Over the course of my life, lifting weights and being involved in sports has definitely helped my mental health and has in a sense saved my butt many times but through time I have realized that being active and fit isn't everything...
I started playing sports at a young age, although I was a brutal young athlete (literally, I was the kid who was too embarrassed to play in front of a crowd and would rather sit on the bench, I would score on my own team's goal, and I would have panic attacks and cry in the middle of the game) but I enjoyed being a part of something and I enjoyed watching myself improve after hours and hours of practice.
As time went on, I started becoming 'good'. I made an advanced soccer team which was short lived because I chose to play volleyball instead where I too became good at that as well... meanwhile I academically I struggled, nothing ever made sense to me. Athletics seemed to have been where I found my worth and value at the time...
But that's the thing... that was the problem... I found my worth and value in my athletic abilities and my physical appearances but nothing else.
When I was in college, I was dismissed from my volleyball team. I was crushed. I felt that every door in the world had been closed to other opportunities and possibilities... I ruined everything. Obviously that wasn’t true but I felt that at the time because I believed I wasn’t good at anything else. After my volleyball career was cut short, I found the gym. At the time I was fresh in recovery and working out helped reduce cravings and stress so it was kind of my "go-to" solution whenever I was feeling triggered or down. It was as if the gym was my god and God once again became some distant ‘thing’ that I only talked to when I was in a pit.
Sure, the gym helped decrease my anxiety and increased my confidence, but the gym wasn't helping me in a lot of areas of my life such as:
-My relationships. My relationships were suffering because of my inability to trust people/ not have my guard up.
-The reason as to why I had anxiety in the first place (fear, shame, guilt).
-My spiritual health. In fact, the more I relied on the gym to fix my issues, the less spiritual I felt.
-Finding my purpose. I felt that at the time I could eventually become some boss athlete, but reality hit me and I realized that my purpose is not all in fitness industry (just saying).
These are just a few to list but my point is this, the gym is a luxury for us to enjoy, a gift from God. A natural stress reliever. It isn’t something to obsess over.
The gym is not God. Fitness is not God.
Maybe you are wondering why you feel totally empty outside of the gym but so awesome in the gym and I will tell you the most probable answer here...

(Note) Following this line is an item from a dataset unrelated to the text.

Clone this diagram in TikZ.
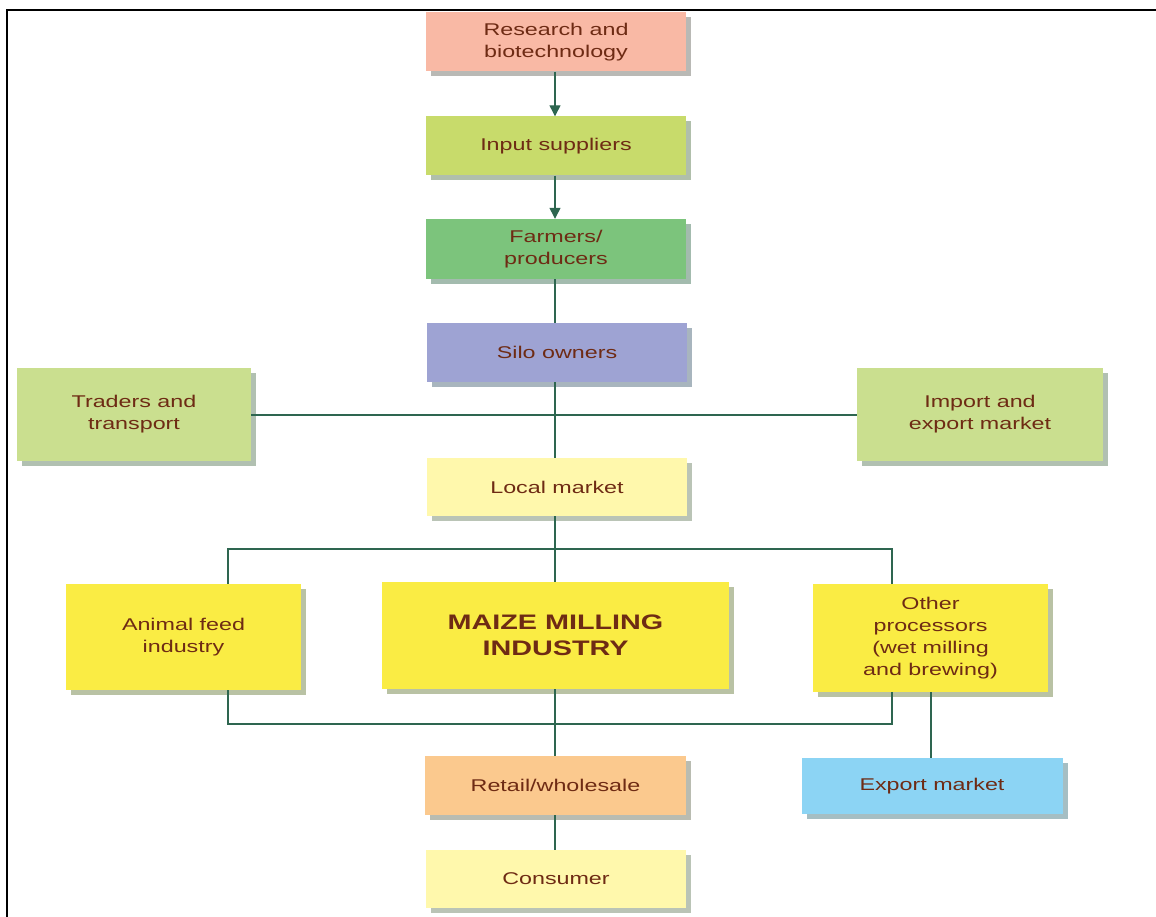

Perhaps because you have been relying on the gym or other vices to solve the issues of your life that these vices cannot actually solve at all... Perhaps now is a good time to be open minded in searching for the solutions to your troubles...
I would like to conclude this blog entry with one more piece of encouragement... Your worth does not lie in how aesthetically pleasing you are, how much weight you can put up, or how fit you are... Although it is crucial to take care of our bodies, it is important to remember that when we die, our looks and fitness will not matter. What will matter is how you positively influenced and impacted others.